> _Your goal_: Your task is to retype the lines from the opening of the material through the line that includes "const y = d3.scaleLinear().domain([2, 8]).range([360, 16]);". Do not copy the pictures.

> _Available data_:
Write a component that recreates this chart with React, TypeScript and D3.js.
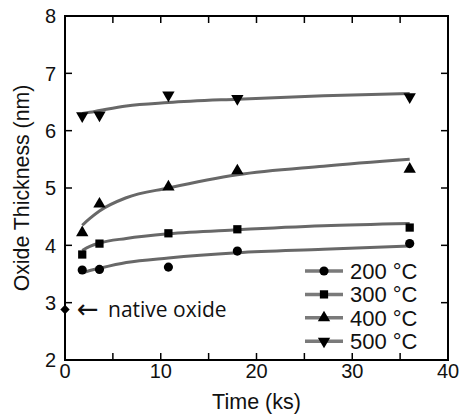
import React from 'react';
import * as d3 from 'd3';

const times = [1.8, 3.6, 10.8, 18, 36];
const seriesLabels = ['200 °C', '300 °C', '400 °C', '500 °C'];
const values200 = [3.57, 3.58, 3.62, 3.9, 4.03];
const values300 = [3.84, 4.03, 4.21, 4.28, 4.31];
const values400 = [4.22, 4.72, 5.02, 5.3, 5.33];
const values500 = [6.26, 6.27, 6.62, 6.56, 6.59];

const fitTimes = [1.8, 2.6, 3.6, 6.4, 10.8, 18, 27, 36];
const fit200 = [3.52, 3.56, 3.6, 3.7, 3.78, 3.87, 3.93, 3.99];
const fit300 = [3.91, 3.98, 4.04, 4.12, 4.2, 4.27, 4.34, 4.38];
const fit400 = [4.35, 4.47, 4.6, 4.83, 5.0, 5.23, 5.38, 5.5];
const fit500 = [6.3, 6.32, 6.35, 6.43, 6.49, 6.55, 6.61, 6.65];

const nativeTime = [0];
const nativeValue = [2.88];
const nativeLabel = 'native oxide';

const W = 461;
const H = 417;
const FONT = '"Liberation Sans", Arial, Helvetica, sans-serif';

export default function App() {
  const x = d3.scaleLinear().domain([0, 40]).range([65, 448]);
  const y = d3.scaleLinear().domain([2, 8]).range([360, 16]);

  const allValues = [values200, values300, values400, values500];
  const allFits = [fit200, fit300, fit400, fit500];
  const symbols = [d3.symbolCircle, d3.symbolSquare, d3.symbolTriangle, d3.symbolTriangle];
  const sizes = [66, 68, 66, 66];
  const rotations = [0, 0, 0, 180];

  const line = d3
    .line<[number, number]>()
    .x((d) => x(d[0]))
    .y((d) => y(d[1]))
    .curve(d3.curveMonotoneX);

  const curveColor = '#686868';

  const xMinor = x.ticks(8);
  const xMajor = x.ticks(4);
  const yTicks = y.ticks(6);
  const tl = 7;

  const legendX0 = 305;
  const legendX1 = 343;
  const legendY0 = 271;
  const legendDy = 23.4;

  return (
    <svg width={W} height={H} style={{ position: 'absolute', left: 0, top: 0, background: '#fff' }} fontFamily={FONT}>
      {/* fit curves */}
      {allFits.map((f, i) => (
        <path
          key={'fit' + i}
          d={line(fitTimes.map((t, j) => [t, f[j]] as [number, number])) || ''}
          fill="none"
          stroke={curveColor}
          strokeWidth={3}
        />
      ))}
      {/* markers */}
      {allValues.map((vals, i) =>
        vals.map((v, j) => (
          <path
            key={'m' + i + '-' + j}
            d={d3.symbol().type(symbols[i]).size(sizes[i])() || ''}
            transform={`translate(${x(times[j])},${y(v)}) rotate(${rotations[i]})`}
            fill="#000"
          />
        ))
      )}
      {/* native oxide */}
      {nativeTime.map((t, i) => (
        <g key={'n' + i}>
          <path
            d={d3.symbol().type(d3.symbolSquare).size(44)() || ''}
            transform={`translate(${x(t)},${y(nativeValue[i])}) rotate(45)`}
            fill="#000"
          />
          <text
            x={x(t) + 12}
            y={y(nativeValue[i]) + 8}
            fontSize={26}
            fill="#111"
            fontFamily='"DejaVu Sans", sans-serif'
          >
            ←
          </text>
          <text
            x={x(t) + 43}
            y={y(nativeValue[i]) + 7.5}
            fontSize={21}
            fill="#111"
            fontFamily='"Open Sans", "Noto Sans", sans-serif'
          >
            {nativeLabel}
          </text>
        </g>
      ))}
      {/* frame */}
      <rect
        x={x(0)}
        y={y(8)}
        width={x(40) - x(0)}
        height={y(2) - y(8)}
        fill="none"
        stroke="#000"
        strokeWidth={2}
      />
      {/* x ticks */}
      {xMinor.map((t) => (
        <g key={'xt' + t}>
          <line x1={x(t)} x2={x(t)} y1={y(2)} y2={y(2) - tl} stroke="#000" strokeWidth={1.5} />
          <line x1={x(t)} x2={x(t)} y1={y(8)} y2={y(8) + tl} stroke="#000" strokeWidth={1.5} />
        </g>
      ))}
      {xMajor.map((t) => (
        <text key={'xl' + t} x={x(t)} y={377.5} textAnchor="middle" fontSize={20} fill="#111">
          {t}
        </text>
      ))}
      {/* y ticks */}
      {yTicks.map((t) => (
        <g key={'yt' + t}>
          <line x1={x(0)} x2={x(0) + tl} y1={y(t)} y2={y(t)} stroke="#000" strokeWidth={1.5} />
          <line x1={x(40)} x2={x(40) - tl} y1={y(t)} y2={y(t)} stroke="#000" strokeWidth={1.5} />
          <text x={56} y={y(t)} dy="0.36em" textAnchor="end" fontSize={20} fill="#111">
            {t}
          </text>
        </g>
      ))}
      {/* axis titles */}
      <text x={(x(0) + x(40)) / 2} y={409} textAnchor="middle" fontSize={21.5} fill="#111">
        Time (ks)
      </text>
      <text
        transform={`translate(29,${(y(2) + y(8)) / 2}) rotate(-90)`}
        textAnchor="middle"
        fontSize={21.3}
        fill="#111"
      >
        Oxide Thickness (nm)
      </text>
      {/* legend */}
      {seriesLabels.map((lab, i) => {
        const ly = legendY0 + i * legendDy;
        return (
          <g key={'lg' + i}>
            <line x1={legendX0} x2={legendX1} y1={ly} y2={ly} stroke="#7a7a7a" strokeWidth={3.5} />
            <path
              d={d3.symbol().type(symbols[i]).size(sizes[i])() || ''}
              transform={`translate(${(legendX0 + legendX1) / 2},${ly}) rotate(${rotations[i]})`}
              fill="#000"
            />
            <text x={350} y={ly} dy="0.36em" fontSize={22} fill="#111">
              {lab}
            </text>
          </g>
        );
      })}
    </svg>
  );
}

> _Solution_:
Write a component that recreates this chart with React, TypeScript and D3.js.
import React from 'react';
import * as d3 from 'd3';

const times = [1.8, 3.6, 10.8, 18, 36];
const seriesLabels = ['200 °C', '300 °C', '400 °C', '500 °C'];
const values200 = [3.57, 3.58, 3.62, 3.9, 4.03];
const values300 = [3.84, 4.03, 4.21, 4.28, 4.31];
const values400 = [4.22, 4.72, 5.02, 5.3, 5.33];
const values500 = [6.26, 6.27, 6.62, 6.56, 6.59];

const fitTimes = [1.8, 2.6, 3.6, 6.4, 10.8, 18, 27, 36];
const fit200 = [3.52, 3.56, 3.6, 3.7, 3.78, 3.87, 3.93, 3.99];
const fit300 = [3.91, 3.98, 4.04, 4.12, 4.2, 4.27, 4.34, 4.38];
const fit400 = [4.35, 4.47, 4.6, 4.83, 5.0, 5.23, 5.38, 5.5];
const fit500 = [6.3, 6.32, 6.35, 6.43, 6.49, 6.55, 6.61, 6.65];

const nativeTime = [0];
const nativeValue = [2.88];
const nativeLabel = 'native oxide';

const W = 461;
const H = 417;
const FONT = '"Liberation Sans", Arial, Helvetica, sans-serif';

export default function App() {
  const x = d3.scaleLinear().domain([0, 40]).range([65, 448]);
  const y = d3.scaleLinear().domain([2, 8]).range([360, 16]);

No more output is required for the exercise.